Tuesday, April 26, 2011

Carnegie Library Correspondence Destruction


This week is Preservation Week and the theme is again "Pass it On".  It is a theme that is very appropriate for library history and the archives and artifacts that record that history. In the late 1940s the Carnegie Corporation of New York which is celebrating its 100th anniversary this year chose not to pass on the paper files relating to the Carnegie grants for library buildings made and not made to more than 1,400 U.S. communities. Instead, it microfilmed the files and destroyed the originals. I doubt that historians and archivists would condone such a drastic action in light of the historic importance of those files. As a collector of postal and other paper artifacts related to library history, I know that I cringe at the thought of this action. The good news, of course, is that the documents were microfilmed. Since 1990 the archives of the Carnegie Corporation of New York including the microfilmed library grant documents have been maintained at the Rare Book and Manuscript Library of Columbia University. There are two copies of the microfilmed documents making it possible to loan one set through interlibrary loan. These microfilmed documents made possible George S. Bobinski's landmark publication Carnegie Libraries: Their History and Impact on American Public Library Development (ALA, 1969). They also make it possible for individual libraries that received Carnegie grants to document an important part of their history. I came across a good example of this at the Loutit Library District (Grand Haven, Michigan) website.  An action which would make these records far more useful would be their digitization and placement on the web for convenient access by all.

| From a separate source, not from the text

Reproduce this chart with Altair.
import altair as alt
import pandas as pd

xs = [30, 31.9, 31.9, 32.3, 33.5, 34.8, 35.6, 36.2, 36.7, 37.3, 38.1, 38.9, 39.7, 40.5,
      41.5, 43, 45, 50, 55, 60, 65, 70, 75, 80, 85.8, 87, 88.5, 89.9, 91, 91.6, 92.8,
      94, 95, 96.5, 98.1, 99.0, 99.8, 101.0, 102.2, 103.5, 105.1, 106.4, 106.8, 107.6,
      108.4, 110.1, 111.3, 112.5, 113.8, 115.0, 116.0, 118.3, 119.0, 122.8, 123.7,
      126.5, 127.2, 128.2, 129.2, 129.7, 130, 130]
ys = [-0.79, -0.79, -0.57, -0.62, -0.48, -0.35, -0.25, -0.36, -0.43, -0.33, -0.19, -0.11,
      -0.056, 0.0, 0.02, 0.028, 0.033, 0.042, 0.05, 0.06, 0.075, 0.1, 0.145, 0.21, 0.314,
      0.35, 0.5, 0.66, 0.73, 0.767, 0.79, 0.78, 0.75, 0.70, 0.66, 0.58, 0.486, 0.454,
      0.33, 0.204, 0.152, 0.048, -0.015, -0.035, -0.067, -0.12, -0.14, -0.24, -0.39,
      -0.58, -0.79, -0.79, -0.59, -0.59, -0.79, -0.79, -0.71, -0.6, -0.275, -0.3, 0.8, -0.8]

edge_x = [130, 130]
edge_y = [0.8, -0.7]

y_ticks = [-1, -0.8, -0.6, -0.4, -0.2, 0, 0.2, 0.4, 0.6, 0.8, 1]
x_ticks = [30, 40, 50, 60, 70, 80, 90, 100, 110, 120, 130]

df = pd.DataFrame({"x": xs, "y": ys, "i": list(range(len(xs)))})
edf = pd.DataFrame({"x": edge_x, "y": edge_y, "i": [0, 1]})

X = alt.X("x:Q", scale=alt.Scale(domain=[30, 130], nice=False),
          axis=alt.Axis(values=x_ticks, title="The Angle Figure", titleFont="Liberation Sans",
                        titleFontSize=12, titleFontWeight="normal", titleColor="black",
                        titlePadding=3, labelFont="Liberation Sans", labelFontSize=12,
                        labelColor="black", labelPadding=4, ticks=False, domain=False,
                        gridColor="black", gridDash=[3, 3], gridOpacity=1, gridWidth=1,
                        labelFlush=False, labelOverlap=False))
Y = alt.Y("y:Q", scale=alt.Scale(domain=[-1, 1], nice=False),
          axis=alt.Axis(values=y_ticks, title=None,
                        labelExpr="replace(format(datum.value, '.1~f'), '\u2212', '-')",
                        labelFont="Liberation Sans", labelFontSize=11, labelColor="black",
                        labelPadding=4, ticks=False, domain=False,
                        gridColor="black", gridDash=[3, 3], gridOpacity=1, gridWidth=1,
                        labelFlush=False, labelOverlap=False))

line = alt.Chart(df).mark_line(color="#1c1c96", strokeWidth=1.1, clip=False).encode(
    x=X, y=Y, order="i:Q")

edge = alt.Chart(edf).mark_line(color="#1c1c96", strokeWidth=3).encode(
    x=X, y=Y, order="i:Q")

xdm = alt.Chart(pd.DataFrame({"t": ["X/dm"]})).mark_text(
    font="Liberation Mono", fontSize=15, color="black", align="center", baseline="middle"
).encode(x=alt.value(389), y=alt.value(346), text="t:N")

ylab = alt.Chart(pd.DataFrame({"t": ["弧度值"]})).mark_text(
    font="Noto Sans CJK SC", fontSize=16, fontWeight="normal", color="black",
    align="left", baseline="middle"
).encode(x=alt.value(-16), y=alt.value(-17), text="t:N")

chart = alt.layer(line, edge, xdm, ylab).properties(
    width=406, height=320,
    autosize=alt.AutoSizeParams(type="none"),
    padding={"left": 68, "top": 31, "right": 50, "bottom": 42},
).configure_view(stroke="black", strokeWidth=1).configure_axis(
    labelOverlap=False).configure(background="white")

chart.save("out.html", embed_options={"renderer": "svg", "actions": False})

That sounds like a great project for the Carnegie Corporation as part of its 100th anniversary celebration. Individual communities and libraries that received Carnegie grants may or may not have preserved their side of the correspondence relating to their grant request. If they did, those documents also need to be digitized and made available. The envelope above with an Andrew Carnegie return address is from my collection. Envelopes are among the most ephemeral of all objects. This one was passed on when far more important artifacts were not.